Steps to Take Before Your Next Board Meeting
Inventory every AI agent and MCP server connection. Any agent using a static API key older than 90 days is a potential post-authentication failure.
Eliminate static API keys. Transition all agents to scoped, ephemeral tokens with automatic rotation.
Deploy runtime discovery to audit the identity of unknown agents, as shadow deployment rates are rising.
Assess the potential for confused deputy exposure. For each MCP server connection, verify if the server enforces per-user authorization or provides identical access to all callers. If all agents receive the same permissions regardless of the initiating request, the confused deputy is already a threat.

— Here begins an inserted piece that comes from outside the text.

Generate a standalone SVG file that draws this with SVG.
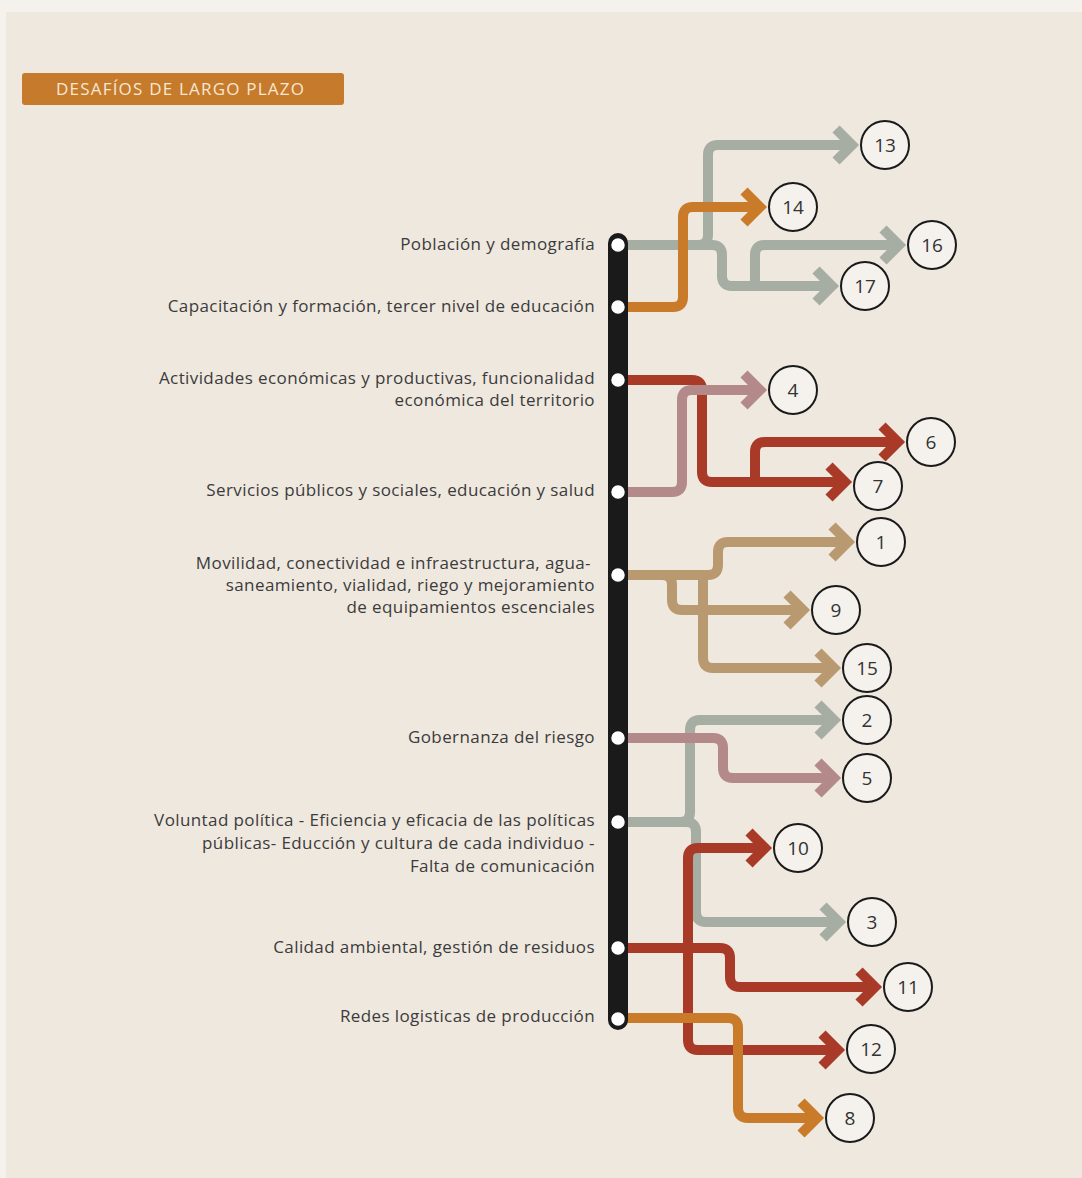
<svg xmlns="http://www.w3.org/2000/svg" width="1082" height="1178" viewBox="0 0 1082 1178">
<style>
.lbl{font-family:"Open Sans","Liberation Sans",sans-serif;font-size:17px;letter-spacing:0.4px;fill:#3b3b3b;text-anchor:end}
.num{font-family:"Open Sans","Liberation Sans",sans-serif;font-size:19px;fill:#333;text-anchor:middle;dominant-baseline:central}
.c{fill:#f5f2ed;stroke:#1a1a1a;stroke-width:2}
.ln{fill:none;stroke-width:10;stroke-linejoin:round}
.gray{stroke:#a6ada3}.orange{stroke:#c97b2a}.red{stroke:#a93a28}.mauve{stroke:#b3898a}.tan{stroke:#b99a70}
.dot{fill:#ffffff;stroke:#1a1a1a;stroke-width:1.5}
</style>
<defs>
<marker id="ag" markerUnits="userSpaceOnUse" viewBox="-22 -20 34 40" markerWidth="34" markerHeight="40" refX="0" refY="0" orient="auto" overflow="visible"><path d="M-16,-16 L0,0 L-16,16" fill="none" stroke="#a6ada3" stroke-width="10"/></marker>
<marker id="ao" markerUnits="userSpaceOnUse" viewBox="-22 -20 34 40" markerWidth="34" markerHeight="40" refX="0" refY="0" orient="auto" overflow="visible"><path d="M-16,-16 L0,0 L-16,16" fill="none" stroke="#c97b2a" stroke-width="10"/></marker>
<marker id="ar" markerUnits="userSpaceOnUse" viewBox="-22 -20 34 40" markerWidth="34" markerHeight="40" refX="0" refY="0" orient="auto" overflow="visible"><path d="M-16,-16 L0,0 L-16,16" fill="none" stroke="#a93a28" stroke-width="10"/></marker>
<marker id="am" markerUnits="userSpaceOnUse" viewBox="-22 -20 34 40" markerWidth="34" markerHeight="40" refX="0" refY="0" orient="auto" overflow="visible"><path d="M-16,-16 L0,0 L-16,16" fill="none" stroke="#b3898a" stroke-width="10"/></marker>
<marker id="at" markerUnits="userSpaceOnUse" viewBox="-22 -20 34 40" markerWidth="34" markerHeight="40" refX="0" refY="0" orient="auto" overflow="visible"><path d="M-16,-16 L0,0 L-16,16" fill="none" stroke="#b99a70" stroke-width="10"/></marker>
</defs>
<rect x="0" y="0" width="1082" height="1178" fill="#f5f2ee"/>
<rect x="6" y="12" width="1076" height="1166" fill="#efe8df"/>

<g id="title">
<rect x="22" y="73" width="322" height="32" rx="3" fill="#c67a2c"/>
<text x="56" y="95" font-family="'Open Sans','Liberation Sans',sans-serif" font-size="17" letter-spacing="1.2" fill="#f6e8d2">DESAFÍOS DE LARGO PLAZO</text>
</g>

<g id="connectors">
<path class="ln gray" d="M617,245 H698 Q708,245 708,235 V155 Q708,145 718,145 H852" marker-end="url(#ag)"/>
<path class="ln gray" d="M617,245 H712 Q722,245 722,255 V276 Q722,286 732,286 H832" marker-end="url(#ag)"/>
<path class="ln gray" d="M755,286 V255 Q755,245 765,245 H899" marker-end="url(#ag)"/>
<path class="ln orange" d="M617,307 H673 Q683,307 683,297 V217 Q683,207 693,207 H760" marker-end="url(#ao)"/>
<path class="ln red" d="M617,380 H692 Q702,380 702,390 V472 Q702,482 712,482 H845" marker-end="url(#ar)"/>
<path class="ln red" d="M755,482 V452 Q755,442 765,442 H898" marker-end="url(#ar)"/>
<path class="ln mauve" d="M617,492 H672 Q682,492 682,482 V400 Q682,390 692,390 H760" marker-end="url(#am)"/>
<path class="ln tan" d="M617,575 H708 Q718,575 718,565 V552 Q718,542 728,542 H848" marker-end="url(#at)"/>
<path class="ln tan" d="M662,575 Q672,575 672,585 V600 Q672,610 682,610 H803" marker-end="url(#at)"/>
<path class="ln tan" d="M703,575 V658 Q703,668 713,668 H834" marker-end="url(#at)"/>
<path class="ln gray" d="M617,822 H680 Q690,822 690,812 V730 Q690,720 700,720 H834" marker-end="url(#ag)"/>
<path class="ln gray" d="M617,822 H686 Q696,822 696,832 V912 Q696,922 706,922 H839" marker-end="url(#ag)"/>
<path class="ln mauve" d="M617,738 H713 Q723,738 723,748 V768 Q723,778 733,778 H834" marker-end="url(#am)"/>
<path class="ln red" d="M617,948 H688 V858 Q688,848 698,848 H765" marker-end="url(#ar)"/>
<path class="ln red" d="M688,948 V1040 Q688,1050 698,1050 H838" marker-end="url(#ar)"/>
<path class="ln red" d="M617,948 H720 Q730,948 730,958 V977 Q730,987 740,987 H875" marker-end="url(#ar)"/>
<path class="ln orange" d="M617,1018 H728 Q738,1018 738,1028 V1108 Q738,1118 748,1118 H817" marker-end="url(#ao)"/>
</g>

<g id="bar">
<rect x="608" y="233" width="20" height="797" rx="10" fill="#1a1a1a"/>
<circle class="dot" cx="618" cy="245" r="7.5"/>
<circle class="dot" cx="618" cy="307" r="7.5"/>
<circle class="dot" cx="618" cy="380" r="7.5"/>
<circle class="dot" cx="618" cy="492" r="7.5"/>
<circle class="dot" cx="618" cy="575" r="7.5"/>
<circle class="dot" cx="618" cy="738" r="7.5"/>
<circle class="dot" cx="618" cy="822" r="7.5"/>
<circle class="dot" cx="618" cy="948" r="7.5"/>
<circle class="dot" cx="618" cy="1019" r="7.5"/>
</g>

<g id="labels">
<text class="lbl" x="595" y="250">Población y demografía</text>
<text class="lbl" x="595" y="312">Capacitación y formación, tercer nivel de educación</text>
<text class="lbl" x="595" y="384">Actividades económicas y productivas, funcionalidad</text>
<text class="lbl" x="595" y="406">económica del territorio</text>
<text class="lbl" x="595" y="496">Servicios públicos y sociales, educación y salud</text>
<text class="lbl" x="591" y="569">Movilidad, conectividad e infraestructura, agua-</text>
<text class="lbl" x="595" y="591">saneamiento, vialidad, riego y mejoramiento</text>
<text class="lbl" x="595" y="613">de equipamientos escenciales</text>
<text class="lbl" x="595" y="743">Gobernanza del riesgo</text>
<text class="lbl" x="595" y="826">Voluntad política - Eficiencia y eficacia de las políticas</text>
<text class="lbl" x="595" y="849">públicas- Educción y cultura de cada individuo -</text>
<text class="lbl" x="595" y="872">Falta de comunicación</text>
<text class="lbl" x="595" y="953">Calidad ambiental, gestión de residuos</text>
<text class="lbl" x="595" y="1022">Redes logisticas de producción</text>
</g>

<g id="n13"><circle class="c" cx="885" cy="145" r="24"/><text class="num" x="885" y="145">13</text></g>
<g id="n14"><circle class="c" cx="793" cy="207" r="24"/><text class="num" x="793" y="207">14</text></g>
<g id="n16"><circle class="c" cx="932" cy="245" r="24"/><text class="num" x="932" y="245">16</text></g>
<g id="n17"><circle class="c" cx="865" cy="286" r="24"/><text class="num" x="865" y="286">17</text></g>
<g id="n4"><circle class="c" cx="793" cy="390" r="24"/><text class="num" x="793" y="390">4</text></g>
<g id="n6"><circle class="c" cx="931" cy="442" r="24"/><text class="num" x="931" y="442">6</text></g>
<g id="n7"><circle class="c" cx="878" cy="486" r="24"/><text class="num" x="878" y="486">7</text></g>
<g id="n1"><circle class="c" cx="881" cy="542" r="24"/><text class="num" x="881" y="542">1</text></g>
<g id="n9"><circle class="c" cx="836" cy="610" r="24"/><text class="num" x="836" y="610">9</text></g>
<g id="n15"><circle class="c" cx="867" cy="668" r="24"/><text class="num" x="867" y="668">15</text></g>
<g id="n2"><circle class="c" cx="867" cy="720" r="24"/><text class="num" x="867" y="720">2</text></g>
<g id="n5"><circle class="c" cx="867" cy="778" r="24"/><text class="num" x="867" y="778">5</text></g>
<g id="n10"><circle class="c" cx="798" cy="848" r="24"/><text class="num" x="798" y="848">10</text></g>
<g id="n3"><circle class="c" cx="872" cy="922" r="24"/><text class="num" x="872" y="922">3</text></g>
<g id="n11"><circle class="c" cx="908" cy="987" r="24"/><text class="num" x="908" y="987">11</text></g>
<g id="n12"><circle class="c" cx="871" cy="1049" r="24"/><text class="num" x="871" y="1049">12</text></g>
<g id="n8"><circle class="c" cx="850" cy="1118" r="24"/><text class="num" x="850" y="1118">8</text></g>
</svg>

Present the governance matrix at your next board meeting. Highlight four deployed controls, one documented architectural gap, and an attached procurement timeline.
The identity stack intended for human employees can capture stolen passwords and block unauthorized logins but cannot detect an AI agent executing malicious instructions through a legitimate API call with valid credentials.
The Meta incident confirmed that this is not a hypothetical risk. It occurred at a company with one of the world’s largest AI safety teams. Four vendors have released initial controls to address the issue. The fifth layer remains undeveloped. Whether this changes your security stance depends on whether you use this matrix as a working audit tool or overlook it in vendor presentations.